Phil Branch

Profile
- Position: Guard

Personal information
- Born: November 6, 1932 Henderson, Texas, U.S.
- Died: March 16, 2019 (aged 86) Briarcliff, Texas, U.S.
- Listed height: 6 ft 0 in (1.83 m)
- Listed weight: 205 lb (93 kg)

Career information
- High school: Gaston (Joinerville, Texas)
- College: Texas
- NFL draft: 1954 (9th round, 105th overall pick)

Career history
- 1956: Saskatchewan Roughriders

Awards and highlights
- First-team All-SWC (1952, 1953); 1952 Southwest Conference Champion; 1953 Cotton Bowl Classic Champion; 1953 Southwest Conference Co-Champion.;

= Phil Branch =

Canadian football player (1932–2019)

Joseph Philip Branch (November 6, 1932 – March 16, 2019) was an American professional football player who played for the Saskatchewan Roughriders.

==Early life==
Branch was born in Henderson, TX and played high school football at Gaston High School in Joinerville, TX.

==College Football==
He went to Texas where he was a 3-year letterman, first at halfback, then fullback and in his senior season as a guard. He also kicked for the team. He helped Texas, as an all-conference player, to win the Southwest Conference Championship and Cotton Bowl in 1952. Then he helped the team to a share of the conference Championship in 1953 when he was first-team All-Conference, and All-American Honorable Mention. He was a second team all-conference selection in 1952.

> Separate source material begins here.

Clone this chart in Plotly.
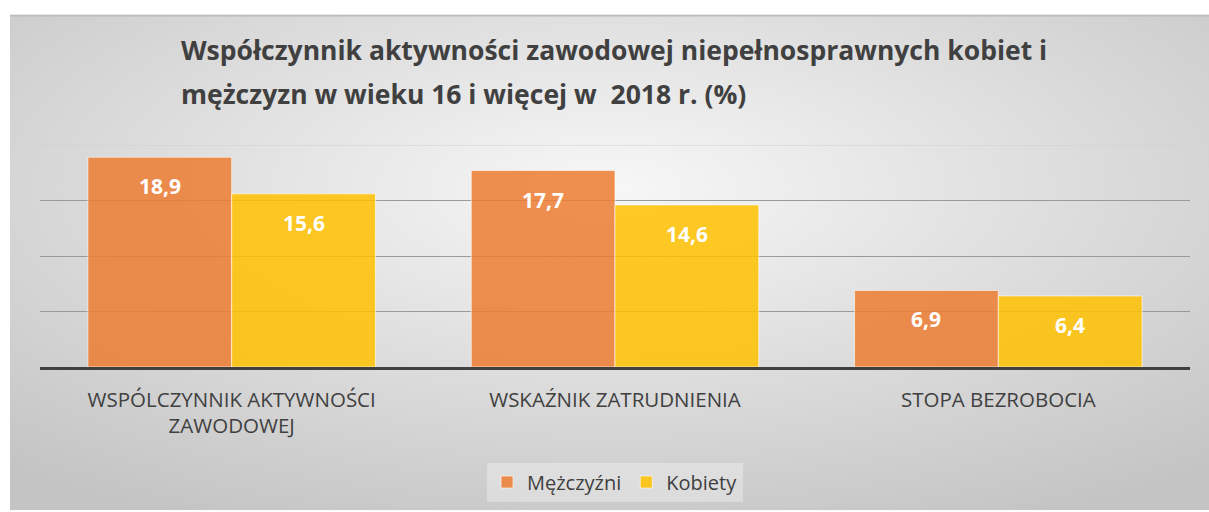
import plotly.graph_objects as go

categories = ['WSPÓLCZYNNIK AKTYWNOŚCI<br>ZAWODOWEJ', 'WSKAŹNIK ZATRUDNIENIA', 'STOPA BEZROBOCIA']
men = [18.9, 17.7, 6.9]
women = [15.6, 14.6, 6.4]
series_names = ['Mężczyźni', 'Kobiety']
title_lines = ['Współczynnik aktywności zawodowej niepełnosprawnych kobiet i',
               'mężczyzn w wieku 16 i więcej w \u00a02018 r. (%)']

FONT = 'Open Sans'
TXT = '#404040'

# obszar wykresu w pikselach: x 40..1190, y 145..368
def px_x(x):
    return (x - 40) / 1150

def px_y(y):
    return (368 - y) / 223

# tło: gradient radialny jak w Excelu
bg_svg = (
    "data:image/svg+xml;utf8,"
    "<svg xmlns='http://www.w3.org/2000/svg' width='1199' height='498'>"
    "<defs><radialGradient id='g' cx='50%' cy='35%' r='75%'>"
    "<stop offset='0%' stop-color='%23f7f7f7'/>"
    "<stop offset='100%' stop-color='%23c4c4c4'/>"
    "</radialGradient></defs>"
    "<rect width='1199' height='498' fill='url(%23g)'/>"
    "<rect width='1199' height='2' fill='%23bdbdbd'/>"
    "</svg>"
)

fig = go.Figure()
fig.add_trace(go.Bar(
    x=categories, y=men, name=series_names[0],
    marker=dict(color='rgba(237,125,49,0.85)', line=dict(color='rgba(255,255,255,0.6)', width=1)),
))
fig.add_trace(go.Bar(
    x=categories, y=women, name=series_names[1],
    marker=dict(color='rgba(255,192,0,0.85)', line=dict(color='rgba(255,255,255,0.6)', width=1)),
))

# etykiety danych wewnątrz słupków
for cat, m, w in zip(categories, men, women):
    for val, shift in ((m, -72), (w, 72)):
        fig.add_annotation(
            x=cat, y=val, xshift=shift, yshift=-29, yanchor='middle',
            text='<b>' + f'{val:.1f}'.replace('.', ',') + '</b>',
            showarrow=False, font=dict(family=FONT, size=21, color='white'),
        )

# tytuł w dwóch liniach (większy odstęp niż w plotly)
for line, ypx in zip(title_lines, (50, 94)):
    fig.add_annotation(
        xref='paper', yref='paper', x=px_x(179), y=px_y(ypx),
        xanchor='left', yanchor='middle', showarrow=False,
        text='<b>' + line + '</b>', font=dict(family=FONT, size=26.5, color=TXT),
    )

# górna, jaśniejsza linia siatki
fig.add_shape(type='line', xref='paper', x0=0, x1=1, yref='y', y0=20, y1=20,
              line=dict(color='#cfcfcf', width=1), layer='above')

fig.add_layout_image(
    source=bg_svg, xref='paper', yref='paper',
    x=px_x(10), y=px_y(14), sizex=1199 / 1150, sizey=498 / 223,
    xanchor='left', yanchor='top', sizing='stretch', layer='below',
)

fig.update_layout(
    width=1209, height=512,
    margin=dict(l=40, r=19, t=145, b=144),
    paper_bgcolor='white', plot_bgcolor='rgba(0,0,0,0)',
    font=dict(family=FONT, color=TXT),
    barmode='group', bargap=0.25, bargroupgap=0,
    xaxis=dict(
        showline=True, linecolor='#404040', linewidth=3,
        ticks='outside', tickcolor='rgba(0,0,0,0)', ticklen=12,
        tickfont=dict(family=FONT, size=20.5, color=TXT),
    ),
    yaxis=dict(
        range=[0, 20], tickvals=[5, 10, 15], showticklabels=False,
        showgrid=True, gridcolor='#9a9a9a', gridwidth=1, zeroline=False,
    ),
    legend=dict(
        orientation='h', x=0.5, xanchor='center', y=px_y(482), yanchor='middle',
        bgcolor='rgba(240,240,240,0.45)', font=dict(family=FONT, size=20, color=TXT),
        itemwidth=30, traceorder='normal',
    ),
    showlegend=True,
)

fig.write_html('out.html', config={'displayModeBar': False},
               post_script="document.body.style.margin='0';")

In 1954 he was invited to the College All-Star Football game in Chicago and the East-West Shrine game, but had to miss the latter with a muscle injury.

==Pro Football==
He was drafted by the Philadelphia Eagles in the 9th Round of the 1954 NFL draft (#105 overall). He was signed by them that year. But he was drafted into the Army in 1954 and spend the next two years playing football for the Army.

When his service was over he played in Canada with the Roughriders in 1956. The Roughriders went to the Western Interprovincial Football Union Championship that season, losing the WIFU best-of-three Championship 2–1.

==Later life==
He returned to Texas when his football career was over and served as President of the Houston Golf Association in 1975 and worked as the Golf Pro at Del Rio’s San Felipe Country Club. He was also active in the Houston Livestock Show and Rodeo.

His younger brother Clair also played football at Gaston HS, Texas and for Saskatchewan.